I do not have an oscilloscope, and I "always" wanted one. "So I could debug & understand & see what was going on".
Yesterday I got so frustrated that my cheap RF still was not 100% rock solid - even though I had made all sorts of initializing strings.
i got so desperate that I decided to buy a used oscilloscope. While checking out what was on sale in my area, I got the idea that perhaps I could make one myself..
That got me to look into .. "perhaps someone out there made a SW oscilloscope - how hard could that be?
And there ARE SW oscilloscopes, and they have demos!
Great, I thought. They work like this: You have minimum 2 channals / rays. Each is simply represented bya stereo channel on your soundcard's input.
.. "great" ..hmm.. yes.. well.. I realized that an oscilloscope is really not that great for my kind of debugging.
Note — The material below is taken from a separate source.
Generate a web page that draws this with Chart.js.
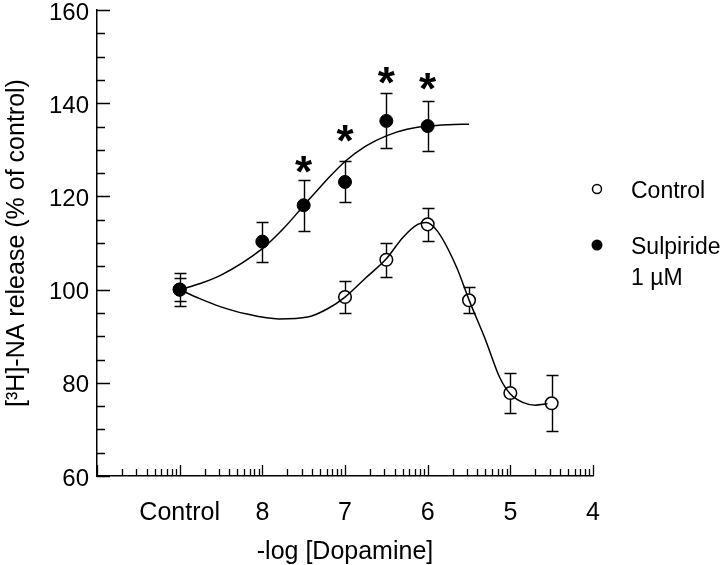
<!DOCTYPE html>
<html>
<head>
<meta charset="utf-8">
<script src="https://cdn.jsdelivr.net/npm/chart.js@4.4.1/dist/chart.umd.min.js"></script>
<style>
html, body { margin: 0; padding: 0; background: #fff; }
</style>
</head>
<body>
<canvas id="chart" width="720" height="565"></canvas>
<script>
var FONT = "'Liberation Sans', Arial, Helvetica, sans-serif";

// x is -log [Dopamine]; the control column sits at 9
var xTickValues = [9, 8, 7, 6, 5, 4];
var xTickLabels = ['Control', '8', '7', '6', '5', '4'];

var controlX = [9, 7, 6.5, 6, 5.5, 5, 4.5];
var controlY = [100, 98.4, 106.4, 114.0, 97.7, 77.8, 75.6];
var controlSem = [2.4, 3.5, 3.7, 3.6, 2.8, 4.2, 6.0];

var sulpX = [9, 8, 7.5, 7, 6.5, 6];
var sulpY = [100, 110.3, 118.1, 123.1, 136.2, 135.1];
var sulpSem = [3.5, 4.3, 5.5, 4.4, 5.9, 5.4];

// significance stars
var starX = [7.5, 7, 6.5, 6];
var starY = [127.2, 133.8, 146.3, 145.0];

// fitted curves
var fitSulpX = [9, 8.75, 8.5, 8.0, 7.75, 7.5, 7.25, 7.0, 6.75, 6.5, 6.25, 6.0, 5.75, 5.5];
var fitSulpY = [100, 101.3, 103.1, 108.8, 113.0, 118.0, 123.0, 127.5, 130.8, 133.0, 134.4, 135.1, 135.4, 135.5];

var fitCtrlX = [9, 8.75, 8.5, 8.2, 7.8, 7.45, 7.2, 7.0, 6.75, 6.5, 6.3, 6.12, 6.02, 5.88, 5.65, 5.5, 5.3, 5.13, 5.0, 4.85, 4.7, 4.55];
var fitCtrlY = [100, 98.0, 96.3, 94.8, 93.7, 94.1, 96.0, 98.4, 102.5, 106.6, 111.2, 114.0, 114.4, 112.5, 104.8, 97.8, 89.2, 81.2, 77.6, 75.8, 75.2, 75.5];

function pts(xa, ya) {
    return xa.map(function (x, i) { return { x: x, y: ya[i] }; });
}

// ticks drawn inward, log minor ticks on x
var axisTicks = {
    id: 'axisTicks',
    afterDraw: function (chart) {
        var ctx = chart.ctx, xs = chart.scales.x, ys = chart.scales.y, a = chart.chartArea;
        ctx.save();
        ctx.strokeStyle = '#000';
        ctx.lineWidth = 1.3;
        ctx.beginPath();
        for (var v = 60; v <= 160; v += 5) {
            var py = Math.round(ys.getPixelForValue(v)) + 0.5;
            var len = v % 20 === 0 ? 13 : 8;
            ctx.moveTo(a.left, py);
            ctx.lineTo(a.left + len, py);
        }
        for (var d = 10; d >= 4; d--) {
            for (var k = 1; k <= 9; k++) {
                var val = d - Math.log10(k);
                if (val < 4) break;
                var px = Math.round(xs.getPixelForValue(val)) + 0.5;
                var h = k === 1 ? 11 : 7;
                ctx.moveTo(px, a.bottom);
                ctx.lineTo(px, a.bottom - h);
            }
        }
        ctx.stroke();
        ctx.restore();
    }
};

function drawErr(ctx, xs, ys, xa, ya, sem, r) {
    for (var i = 0; i < xa.length; i++) {
        var px = Math.round(xs.getPixelForValue(xa[i])) + 0.5;
        var py = ys.getPixelForValue(ya[i]);
        var top = Math.round(ys.getPixelForValue(ya[i] + sem[i])) + 0.5;
        var bot = Math.round(ys.getPixelForValue(ya[i] - sem[i])) + 0.5;
        if (top < py - r) {
            ctx.moveTo(px, py - r); ctx.lineTo(px, top);
        }
        ctx.moveTo(px - 6, top); ctx.lineTo(px + 6, top);
        if (bot > py + r) {
            ctx.moveTo(px, py + r); ctx.lineTo(px, bot);
        }
        ctx.moveTo(px - 6, bot); ctx.lineTo(px + 6, bot);
    }
}

var extras = {
    id: 'extras',
    afterDatasetsDraw: function (chart) {
        var ctx = chart.ctx, xs = chart.scales.x, ys = chart.scales.y;
        ctx.save();
        ctx.strokeStyle = '#000';
        ctx.lineWidth = 1.4;
        ctx.beginPath();
        drawErr(ctx, xs, ys, controlX, controlY, controlSem, 6.5);
        drawErr(ctx, xs, ys, sulpX, sulpY, sulpSem, 6.5);
        ctx.stroke();

        ctx.fillStyle = '#000';
        ctx.font = 'bold 44px ' + FONT;
        ctx.textAlign = 'center';
        ctx.textBaseline = 'alphabetic';
        for (var i = 0; i < starX.length; i++) {
            ctx.fillText('*', xs.getPixelForValue(starX[i]), ys.getPixelForValue(starY[i]) + 24);
        }
        ctx.restore();
    },
    afterDraw: function (chart) {
        var ctx = chart.ctx, a = chart.chartArea;
        var lx = a.right + 4, tx = a.right + 38;
        ctx.save();
        ctx.strokeStyle = '#000';
        ctx.fillStyle = '#000';
        ctx.lineWidth = 1.5;
        ctx.beginPath();
        ctx.arc(lx, 189, 4.5, 0, Math.PI * 2);
        ctx.stroke();
        ctx.beginPath();
        ctx.arc(lx, 245, 5.5, 0, Math.PI * 2);
        ctx.fill();
        ctx.font = '23px ' + FONT;
        ctx.textAlign = 'left';
        ctx.textBaseline = 'middle';
        ctx.fillText('Control', tx, 192);
        ctx.fillText('Sulpiride', tx, 248);
        ctx.fillText('1 \u00b5M', tx, 279);
        ctx.restore();
    }
};

var ctx = document.getElementById('chart').getContext('2d');
var chart = new Chart(ctx, {
    type: 'scatter',
    data: {
        datasets: [{
            label: 'Sulpiride 1 \u00b5M',
            data: pts(sulpX, sulpY),
            showLine: false,
            pointRadius: 6.5,
            pointBackgroundColor: '#000',
            pointBorderColor: '#000',
            pointBorderWidth: 1
        }, {
            label: 'Control',
            data: pts(controlX, controlY),
            showLine: false,
            pointRadius: 6.3,
            pointBackgroundColor: 'rgba(0,0,0,0)',
            pointBorderColor: '#000',
            pointBorderWidth: 1.5
        }, {
            label: 'fit sulpiride',
            data: pts(fitSulpX, fitSulpY),
            showLine: true,
            pointRadius: 0,
            borderColor: '#000',
            borderWidth: 1.5,
            cubicInterpolationMode: 'monotone'
        }, {
            label: 'fit control',
            data: pts(fitCtrlX, fitCtrlY),
            showLine: true,
            pointRadius: 0,
            borderColor: '#000',
            borderWidth: 1.5,
            cubicInterpolationMode: 'monotone'
        }]
    },
    options: {
        responsive: false,
        animation: false,
        layout: { padding: { top: 10, right: 127, bottom: 0, left: 0 } },
        plugins: {
            legend: { display: false },
            tooltip: { enabled: false }
        },
        scales: {
            x: {
                type: 'linear',
                min: 4,
                max: 10,
                reverse: true,
                afterBuildTicks: function (s) {
                    s.ticks = xTickValues.map(function (v) { return { value: v }; });
                },
                afterFit: function (s) {
                    s.height = 89;
                    s.paddingLeft = 0;
                    s.paddingRight = 0;
                },
                grid: { display: false, drawTicks: false },
                border: { display: true, color: '#000', width: 1.5 },
                ticks: {
                    autoSkip: false,
                    maxRotation: 0,
                    padding: 22,
                    color: '#000',
                    font: { family: FONT, size: 25 },
                    callback: function (v, i) { return xTickLabels[i]; }
                },
                title: {
                    display: true,
                    text: '-log [Dopamine]',
                    color: '#000',
                    font: { family: FONT, size: 25, lineHeight: 1 },
                    padding: 0
                }
            },
            y: {
                min: 60,
                max: 160,
                afterFit: function (s) {
                    s.width = 97;
                    s.paddingTop = 0;
                    s.paddingBottom = 0;
                },
                grid: { display: false, drawTicks: false },
                border: { display: true, color: '#000', width: 1.5 },
                ticks: {
                    stepSize: 20,
                    padding: 8,
                    labelOffset: 3,
                    color: '#000',
                    font: { family: FONT, size: 24 }
                },
                title: {
                    display: true,
                    text: '[\u00b3H]-NA release (% of control)',
                    color: '#000',
                    font: { family: FONT, size: 25 },
                    padding: { top: 2, bottom: 0 }
                }
            }
        }
    },
    plugins: [axisTicks, extras]
});
</script>
</body>
</html>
They only show the present pulses, but what if your problem is little fast glimses?
Really annoyed, i got to think of an old HW music sampler on my desk.
"Heck", I thought, let's sample the outputs then..
AND BOY, THAT WORKED WONDERS!!!
This way I could let the robots do their buggy business, record it, and rewind, zoom, watch what's going on.. and the best of it all at the very moment: IT CRACKED THE CHEAP RF-NUT!
Now my only problem is to find time to make a real functional walkthrough on the cheap RF's, and similar stuff..
But just for now, check this blurry crap image, taken with my phone, at the heureka-moment, when the nut was cracked, and I made cheap RF rock solid with minimum of wasted bits etc:
The interesting part is the middle section, and this is what it shows:
Top: What is recieved from the RF reciever
Bottom: What is send by the RF sender
- And from left to right:
First the R is creating Noise (what makes it do this, I also know now, but more about that in another post)
Then, The S is sending a High and Low, just the right length not to be recognized as serial input. This stops the noise, and serial TR/RX is going on, without problems, all bits are recieved.
Finally, after 2 bits are send and recieved without problems, the R-side responds with a sound, resulting in a wave on that part.
Year, baby!
A soundcard can easily handle the logic 5V as in, and you have 2 channels on your soundcard. It is that easy - you can compare analoge current with alternating current, see what PWM does to your motor, see how a magnet creates a spike somewhere else etc!!